Exercise input ::
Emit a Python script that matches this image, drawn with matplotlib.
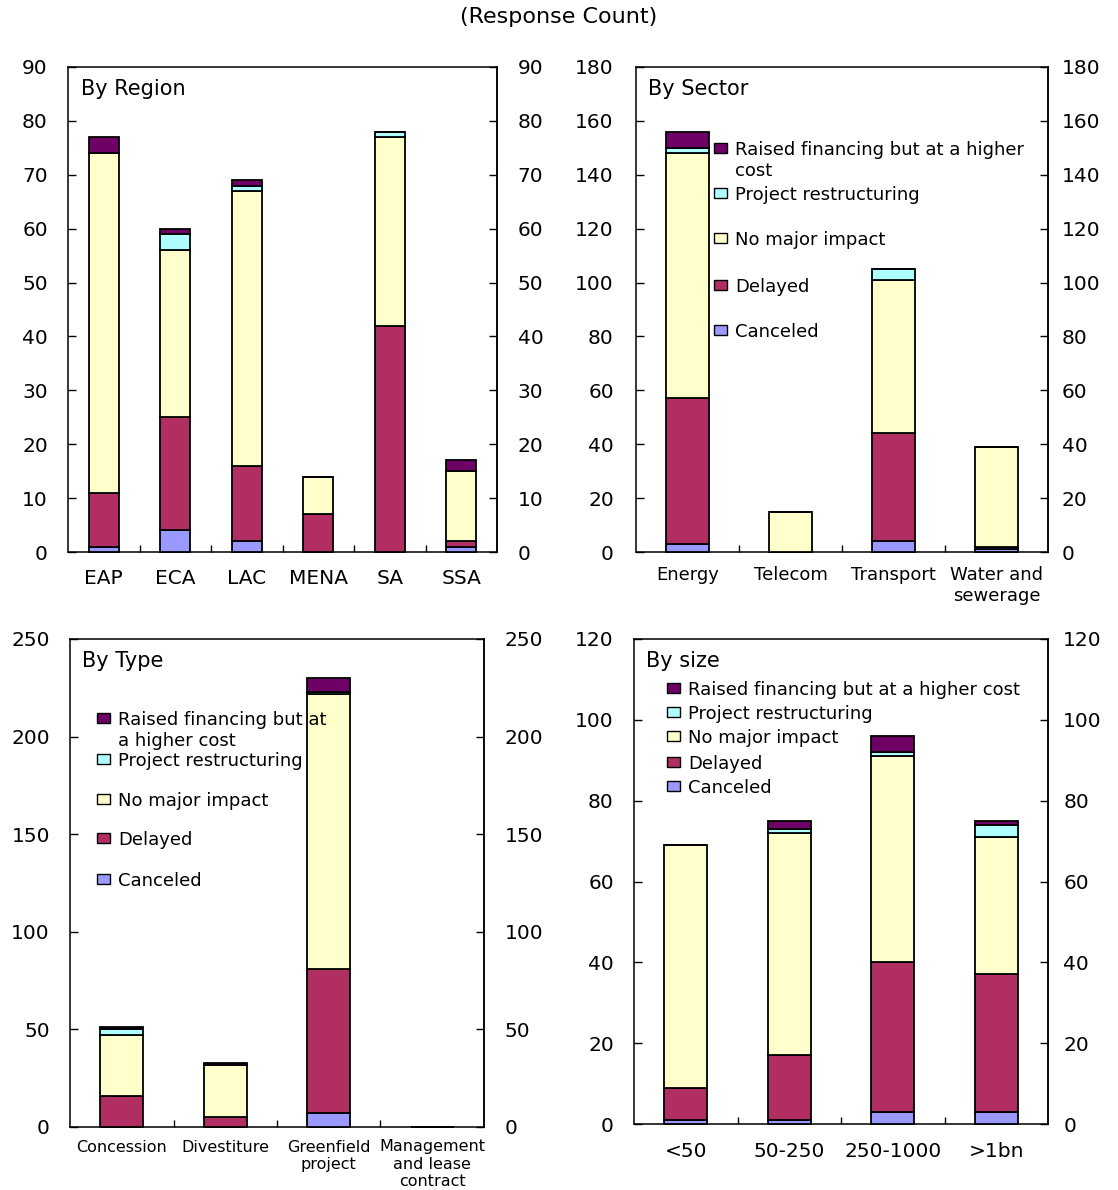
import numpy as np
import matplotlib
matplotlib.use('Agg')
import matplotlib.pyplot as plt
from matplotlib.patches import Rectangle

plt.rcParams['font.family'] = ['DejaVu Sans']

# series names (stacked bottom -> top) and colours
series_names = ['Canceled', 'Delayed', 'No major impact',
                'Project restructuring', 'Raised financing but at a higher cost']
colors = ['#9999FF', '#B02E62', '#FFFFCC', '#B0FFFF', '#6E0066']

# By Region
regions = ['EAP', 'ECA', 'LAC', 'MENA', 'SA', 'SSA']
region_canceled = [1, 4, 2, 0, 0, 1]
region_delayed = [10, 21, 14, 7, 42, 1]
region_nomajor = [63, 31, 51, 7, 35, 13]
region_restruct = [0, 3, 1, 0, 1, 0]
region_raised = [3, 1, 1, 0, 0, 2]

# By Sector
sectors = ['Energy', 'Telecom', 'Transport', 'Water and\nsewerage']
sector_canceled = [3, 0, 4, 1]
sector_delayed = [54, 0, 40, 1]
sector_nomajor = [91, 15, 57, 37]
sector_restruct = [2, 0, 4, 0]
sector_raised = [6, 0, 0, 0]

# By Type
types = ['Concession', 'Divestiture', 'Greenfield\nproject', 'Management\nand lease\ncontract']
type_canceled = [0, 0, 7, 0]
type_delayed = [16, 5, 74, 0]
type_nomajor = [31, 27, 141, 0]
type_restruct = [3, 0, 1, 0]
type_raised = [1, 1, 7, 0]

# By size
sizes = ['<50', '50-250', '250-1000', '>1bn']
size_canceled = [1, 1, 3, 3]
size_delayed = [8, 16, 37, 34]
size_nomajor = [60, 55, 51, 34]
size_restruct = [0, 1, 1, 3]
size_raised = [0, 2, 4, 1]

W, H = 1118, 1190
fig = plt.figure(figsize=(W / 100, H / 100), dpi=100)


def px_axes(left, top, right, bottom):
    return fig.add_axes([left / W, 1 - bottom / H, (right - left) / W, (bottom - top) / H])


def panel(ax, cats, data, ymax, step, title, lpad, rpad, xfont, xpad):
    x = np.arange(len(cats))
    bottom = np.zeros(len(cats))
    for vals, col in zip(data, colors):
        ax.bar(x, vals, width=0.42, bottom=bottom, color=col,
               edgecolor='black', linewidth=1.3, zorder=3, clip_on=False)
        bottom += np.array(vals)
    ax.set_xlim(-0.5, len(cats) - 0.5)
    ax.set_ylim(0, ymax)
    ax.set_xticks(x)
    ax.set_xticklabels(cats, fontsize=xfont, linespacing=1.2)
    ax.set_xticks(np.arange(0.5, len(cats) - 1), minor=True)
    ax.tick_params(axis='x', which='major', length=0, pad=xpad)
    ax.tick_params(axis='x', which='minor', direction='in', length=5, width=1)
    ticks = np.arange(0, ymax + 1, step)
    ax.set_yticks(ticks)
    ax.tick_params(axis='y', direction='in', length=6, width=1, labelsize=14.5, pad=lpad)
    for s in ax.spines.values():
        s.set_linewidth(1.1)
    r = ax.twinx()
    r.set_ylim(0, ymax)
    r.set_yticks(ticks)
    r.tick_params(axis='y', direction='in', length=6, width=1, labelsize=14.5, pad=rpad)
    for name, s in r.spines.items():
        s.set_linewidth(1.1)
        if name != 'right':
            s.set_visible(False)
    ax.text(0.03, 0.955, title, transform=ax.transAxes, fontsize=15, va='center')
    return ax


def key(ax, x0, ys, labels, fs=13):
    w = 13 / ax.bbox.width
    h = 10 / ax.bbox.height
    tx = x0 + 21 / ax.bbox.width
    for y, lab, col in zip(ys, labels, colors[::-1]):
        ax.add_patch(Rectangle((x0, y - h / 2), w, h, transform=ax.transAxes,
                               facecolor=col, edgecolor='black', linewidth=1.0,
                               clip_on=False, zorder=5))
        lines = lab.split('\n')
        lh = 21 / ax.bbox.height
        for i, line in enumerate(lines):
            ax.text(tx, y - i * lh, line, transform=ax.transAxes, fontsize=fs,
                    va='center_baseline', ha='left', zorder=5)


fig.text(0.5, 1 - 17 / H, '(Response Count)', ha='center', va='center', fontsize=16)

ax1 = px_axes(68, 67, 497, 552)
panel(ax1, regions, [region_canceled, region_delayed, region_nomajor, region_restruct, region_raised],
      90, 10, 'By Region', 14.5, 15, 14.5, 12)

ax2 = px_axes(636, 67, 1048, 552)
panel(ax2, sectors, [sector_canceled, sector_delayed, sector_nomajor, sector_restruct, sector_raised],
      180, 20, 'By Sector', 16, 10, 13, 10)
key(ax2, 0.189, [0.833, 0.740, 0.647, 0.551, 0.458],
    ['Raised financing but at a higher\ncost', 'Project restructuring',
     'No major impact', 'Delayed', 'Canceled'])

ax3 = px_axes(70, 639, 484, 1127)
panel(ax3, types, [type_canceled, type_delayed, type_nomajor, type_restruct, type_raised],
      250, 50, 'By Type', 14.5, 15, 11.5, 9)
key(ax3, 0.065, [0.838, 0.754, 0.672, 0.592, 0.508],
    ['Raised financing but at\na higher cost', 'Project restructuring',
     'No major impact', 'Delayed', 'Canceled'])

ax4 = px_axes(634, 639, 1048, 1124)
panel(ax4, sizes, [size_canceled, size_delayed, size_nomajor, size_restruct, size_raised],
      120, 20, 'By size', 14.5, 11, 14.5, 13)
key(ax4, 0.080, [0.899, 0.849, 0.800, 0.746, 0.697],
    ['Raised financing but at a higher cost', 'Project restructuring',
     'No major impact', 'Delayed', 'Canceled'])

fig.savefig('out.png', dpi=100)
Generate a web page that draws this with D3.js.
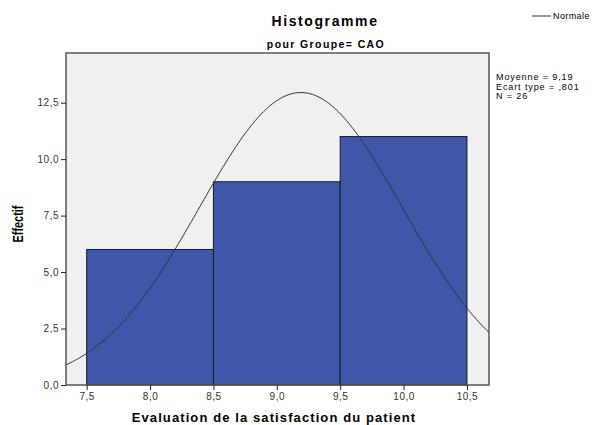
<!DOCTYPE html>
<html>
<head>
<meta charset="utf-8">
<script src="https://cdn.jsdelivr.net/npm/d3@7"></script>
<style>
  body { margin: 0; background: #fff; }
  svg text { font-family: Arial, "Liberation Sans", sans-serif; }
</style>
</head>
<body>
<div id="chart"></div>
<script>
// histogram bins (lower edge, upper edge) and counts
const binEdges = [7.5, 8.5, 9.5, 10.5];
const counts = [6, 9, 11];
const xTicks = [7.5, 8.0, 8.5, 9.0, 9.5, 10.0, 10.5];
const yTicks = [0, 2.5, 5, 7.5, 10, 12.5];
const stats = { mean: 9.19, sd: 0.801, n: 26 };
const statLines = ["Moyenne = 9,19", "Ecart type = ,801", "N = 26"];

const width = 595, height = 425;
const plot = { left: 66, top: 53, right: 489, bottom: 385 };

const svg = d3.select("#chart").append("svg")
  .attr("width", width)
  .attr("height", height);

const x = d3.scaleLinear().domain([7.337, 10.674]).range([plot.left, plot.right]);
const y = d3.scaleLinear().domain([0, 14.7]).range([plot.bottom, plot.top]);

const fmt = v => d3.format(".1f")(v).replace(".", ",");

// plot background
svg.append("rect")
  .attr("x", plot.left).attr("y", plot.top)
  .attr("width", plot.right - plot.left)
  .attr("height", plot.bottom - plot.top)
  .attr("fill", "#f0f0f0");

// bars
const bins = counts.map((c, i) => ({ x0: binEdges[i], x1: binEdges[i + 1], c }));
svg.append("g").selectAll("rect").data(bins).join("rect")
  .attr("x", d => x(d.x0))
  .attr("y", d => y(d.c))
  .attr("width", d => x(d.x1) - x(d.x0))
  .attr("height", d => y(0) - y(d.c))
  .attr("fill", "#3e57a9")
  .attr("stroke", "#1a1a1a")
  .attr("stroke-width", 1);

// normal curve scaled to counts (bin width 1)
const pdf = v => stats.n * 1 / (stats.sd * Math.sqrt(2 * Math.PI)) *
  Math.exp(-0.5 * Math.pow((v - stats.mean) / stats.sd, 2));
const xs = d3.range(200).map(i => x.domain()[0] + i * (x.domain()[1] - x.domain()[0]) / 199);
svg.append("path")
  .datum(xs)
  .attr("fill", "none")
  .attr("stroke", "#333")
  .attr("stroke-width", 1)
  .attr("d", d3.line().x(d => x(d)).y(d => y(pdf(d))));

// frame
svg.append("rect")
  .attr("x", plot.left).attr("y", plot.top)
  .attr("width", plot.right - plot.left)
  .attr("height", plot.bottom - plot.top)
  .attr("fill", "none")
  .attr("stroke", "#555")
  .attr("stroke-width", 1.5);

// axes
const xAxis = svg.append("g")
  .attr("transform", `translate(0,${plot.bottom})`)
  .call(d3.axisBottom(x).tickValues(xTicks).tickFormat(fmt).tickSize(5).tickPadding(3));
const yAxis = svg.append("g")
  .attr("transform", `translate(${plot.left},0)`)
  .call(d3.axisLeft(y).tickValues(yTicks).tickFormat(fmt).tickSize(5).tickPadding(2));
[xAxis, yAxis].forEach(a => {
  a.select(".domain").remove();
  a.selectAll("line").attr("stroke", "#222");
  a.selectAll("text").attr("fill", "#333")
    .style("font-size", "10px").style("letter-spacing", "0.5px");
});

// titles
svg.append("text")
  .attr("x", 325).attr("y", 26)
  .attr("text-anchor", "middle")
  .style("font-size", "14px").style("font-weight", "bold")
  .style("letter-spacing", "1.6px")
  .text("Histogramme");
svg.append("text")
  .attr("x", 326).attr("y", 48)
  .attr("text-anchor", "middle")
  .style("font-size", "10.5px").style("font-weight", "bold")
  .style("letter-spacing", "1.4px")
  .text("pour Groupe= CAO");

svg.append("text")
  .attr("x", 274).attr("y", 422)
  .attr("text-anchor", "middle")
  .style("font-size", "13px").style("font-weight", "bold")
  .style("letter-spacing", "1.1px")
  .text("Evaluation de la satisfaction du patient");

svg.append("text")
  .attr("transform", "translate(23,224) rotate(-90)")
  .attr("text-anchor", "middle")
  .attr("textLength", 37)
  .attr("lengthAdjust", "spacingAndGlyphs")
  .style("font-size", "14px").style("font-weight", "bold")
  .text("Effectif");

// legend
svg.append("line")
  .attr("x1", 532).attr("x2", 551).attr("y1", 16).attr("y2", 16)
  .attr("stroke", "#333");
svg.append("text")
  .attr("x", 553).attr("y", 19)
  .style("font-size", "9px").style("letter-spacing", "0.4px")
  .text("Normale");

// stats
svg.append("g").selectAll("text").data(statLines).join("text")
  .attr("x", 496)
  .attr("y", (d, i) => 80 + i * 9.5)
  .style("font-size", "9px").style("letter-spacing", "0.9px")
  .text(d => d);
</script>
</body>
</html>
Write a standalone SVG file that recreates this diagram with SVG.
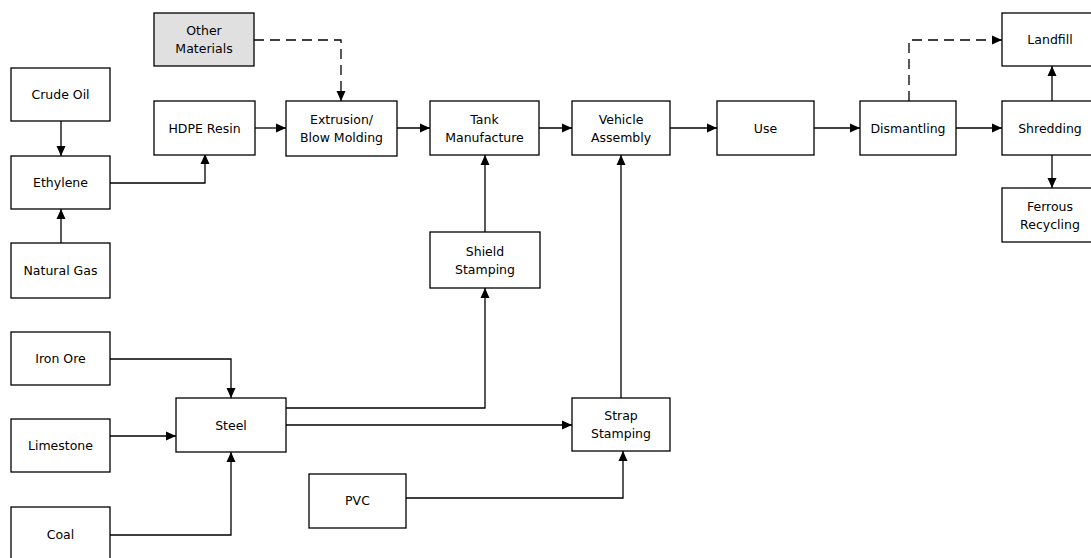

Set task :: Using the listing, copy every line where the word "this" shows up.

The solution ::
Emit a Python script that matches this image, drawn with matplotlib.
Generate a web page that draws this with D3.js.
Write a standalone SVG file that recreates this diagram with SVG.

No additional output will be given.